** Start Source excerpt **

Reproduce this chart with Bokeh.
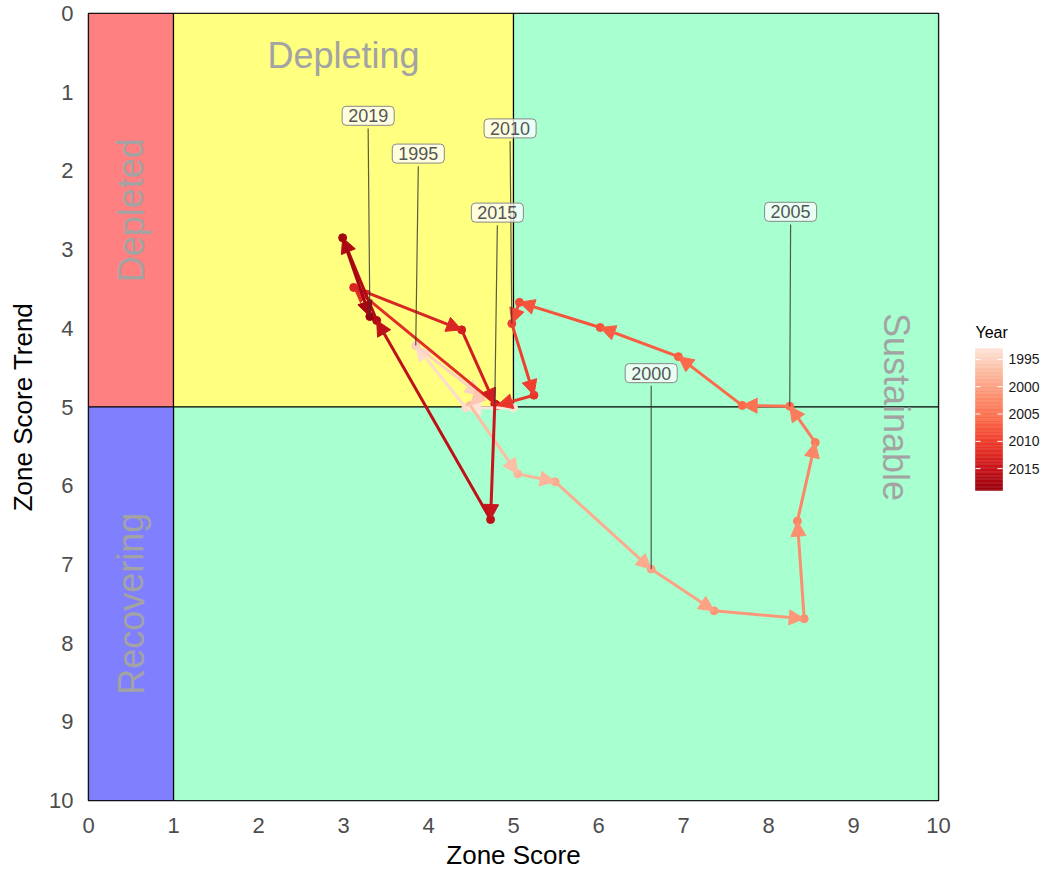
from bokeh.plotting import figure
from bokeh.layouts import row
from bokeh.models import Range1d, ColumnDataSource, Arrow, NormalHead, FixedTicker
from bokeh.core.properties import value, field
from bokeh.embed import file_html
from bokeh.resources import INLINE

# ---------------- data ----------------
years = list(range(1993, 2020))
zone_score = [5.00, 4.44, 3.85, 4.61, 4.49, 5.05, 5.49, 6.62, 7.36, 8.42, 8.34, 8.55, 8.25,
              7.69, 6.94, 6.02, 5.07, 4.98, 5.24, 4.81, 3.12, 4.39, 4.78, 4.73, 3.39, 2.99, 3.31]
zone_trend = [5.01, 5.01, 4.22, 4.85, 4.98, 5.85, 5.95, 7.06, 7.59, 7.69, 6.45, 5.45, 4.99,
              4.98, 4.36, 3.99, 3.67, 3.94, 4.85, 4.98, 3.48, 4.02, 4.96, 6.43, 3.90, 2.85, 3.85]

label_years = [1995, 2000, 2005, 2010, 2015, 2019]
label_x = [3.88, 6.62, 8.26, 4.96, 4.81, 3.29]
label_y = [1.78, 4.57, 2.52, 1.46, 2.53, 1.30]

zone_names = ["Depleted", "Depleting", "Sustainable", "Sustainable", "Recovering"]
zone_left = [0, 1, 5, 1, 0]
zone_right = [1, 5, 10, 10, 1]
zone_top = [0, 0, 0, 5, 5]
zone_bottom = [5, 5, 5, 10, 10]
zone_colors = ["#FF8080", "#FFFF80", "#A8FFCF", "#A8FFCF", "#8080FF"]

region_text = ["Depleting", "Depleted", "Recovering", "Sustainable"]
region_x = [3.0, 0.5, 0.5, 9.5]
region_y = [0.53, 2.5, 7.5, 5.0]
region_angle = [0.0, 1.5708, 1.5708, -1.5708]

cbar_ticks = [1995, 2000, 2005, 2010, 2015]

# ---------------- colour helpers ----------------
reds7 = ["#FEE5D9", "#FCBBA1", "#FC9272", "#FB6A4A", "#EF3B2C", "#CB181D", "#99000D"]


def hex2rgb(h):
    return tuple(int(h[i:i + 2], 16) for i in (1, 3, 5))


def interp(t):
    t = min(max(t, 0.0), 1.0)
    pos = t * (len(reds7) - 1)
    i = min(int(pos), len(reds7) - 2)
    f = pos - i
    a, b = hex2rgb(reds7[i]), hex2rgb(reds7[i + 1])
    c = [round(a[k] + (b[k] - a[k]) * f) for k in range(3)]
    return "#%02x%02x%02x" % tuple(c)


ymin, ymax = min(years), max(years)
pt_colors = [interp((y - ymin) / (ymax - ymin)) for y in years]

FONT = "Liberation Sans"

p = figure(frame_width=850, frame_height=787,
           x_range=Range1d(0, 10), y_range=Range1d(10, 0),
           output_backend="svg", toolbar_location=None,
           min_border_left=88, min_border_top=13, min_border_bottom=75, min_border_right=20,
           background_fill_color="white", border_fill_color="white")
p.xgrid.visible = False
p.ygrid.visible = False
p.outline_line_color = "black"
p.outline_line_width = 1.5

# zones
p.quad(left=zone_left, right=zone_right, top=zone_top, bottom=zone_bottom,
       fill_color=zone_colors, line_color="black", line_width=1.2)

# region labels
p.text(x=region_x, y=region_y, text=region_text, angle=region_angle,
       text_align="center", text_baseline="middle", text_color="#A3A3A3",
       text_font=value(FONT), text_font_size="36px")

# path
seg = ColumnDataSource(dict(x0=zone_score[:-1], y0=zone_trend[:-1],
                            x1=zone_score[1:], y1=zone_trend[1:],
                            c=pt_colors[:-1]))
arrow = Arrow(x_start="x0", y_start="y0", x_end="x1", y_end="y1", source=seg,
              line_color=field("c"), line_width=3,
              end=NormalHead(size=15, fill_color=field("c"), line_color=field("c"), line_width=1))
p.add_layout(arrow)

pts = ColumnDataSource(dict(x=zone_score, y=zone_trend, c=pt_colors))
p.scatter("x", "y", source=pts, size=8, color="c", line_color="c")

# labels with connectors
lookup = {y: (zone_score[i], zone_trend[i]) for i, y in enumerate(years)}
lab = ColumnDataSource(dict(
    lx=label_x, ly=label_y, ly0=[v + 0.16 for v in label_y],
    px=[lookup[y][0] for y in label_years], py=[lookup[y][1] for y in label_years],
    t=[str(y) for y in label_years]))
p.segment(x0="lx", y0="ly0", x1="px", y1="py", source=lab, line_color="#333333",
          line_alpha=0.8, line_width=1.2, level="overlay")
p.text(x="lx", y="ly", text="t", source=lab, text_align="center", text_baseline="middle",
       text_color="#555555", text_font=value(FONT), text_font_size="18px",
       background_fill_color="white", background_fill_alpha=0.75,
       border_line_color="#888888", border_line_width=1, padding=[6, 3], border_radius=4,
       level="overlay")

# axes
for ax in (p.xaxis[0], p.yaxis[0]):
    ax.axis_line_color = None
    ax.major_tick_line_color = None
    ax.minor_tick_line_color = None
    ax.major_tick_out = 0
    ax.major_tick_in = 0
    ax.major_label_text_font = FONT
    ax.major_label_text_font_size = "22px"
    ax.major_label_text_color = "#4D4D4D"
    ax.axis_label_text_font = FONT
    ax.axis_label_text_font_size = "26px"
    ax.axis_label_text_font_style = "normal"
    ax.axis_label_text_color = "black"
    ax.ticker = FixedTicker(ticks=list(range(0, 11)))
p.xaxis.axis_label = "Zone Score"
p.yaxis.axis_label = "Zone Score Trend"
p.xaxis.major_label_standoff = 17
p.xaxis.axis_label_standoff = 4
p.yaxis.major_label_standoff = 15
p.yaxis.axis_label_standoff = 8

# ---------------- colour legend (separate small figure, frame aligned with main one) ----
FR_TOP, FR_BOT = 13.0, 800.0
px_per_year = 142.0 / (ymax - ymin)
top_year = ymin - (348.0 - FR_TOP) / px_per_year
bot_year = ymin + (FR_BOT - 348.0) / px_per_year
leg = figure(frame_width=96, frame_height=787, x_range=Range1d(0, 96),
             y_range=Range1d(bot_year, top_year),
             x_axis_type=None, y_axis_type=None,
             output_backend="svg", toolbar_location=None,
             min_border_left=0, min_border_right=0, min_border_top=13, min_border_bottom=75,
             background_fill_color="white", border_fill_color="white")
leg.grid.visible = False
leg.outline_line_color = None

nb = 104
step = (ymax - ymin) / nb
b_lo = [ymin + i * step for i in range(nb)]
b_hi = [ymin + (i + 1) * step for i in range(nb)]
b_col = [interp((i + 0.5) / nb) for i in range(nb)]
leg.quad(left=17, right=44, top=b_lo, bottom=b_hi, fill_color=b_col, line_color=b_col,
         line_width=0.5)
leg.segment(x0=17, x1=22, y0=cbar_ticks, y1=cbar_ticks, line_color="white", line_width=1)
leg.segment(x0=39, x1=44, y0=cbar_ticks, y1=cbar_ticks, line_color="white", line_width=1)
leg.text(x=50, y=cbar_ticks, text=[str(t) for t in cbar_ticks], text_baseline="middle",
         text_align="left", text_font=value(FONT), text_font_size="14px", text_color="#1A1A1A")
leg.text(x=[17], y=[ymin - 16 / px_per_year], text=["Year"], text_baseline="middle",
         text_align="left", text_font=value(FONT), text_font_size="16px", text_color="black")

layout = row(p, leg, spacing=0)
open("out.html", "w").write(file_html(layout, INLINE))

** End Source excerpt **

■ The problem: Pull out every line above that holds the word "with".

■ Complete response:
Reproduce this chart with Bokeh.
# labels with connectors
# ---------------- colour legend (separate small figure, frame aligned with main one) ----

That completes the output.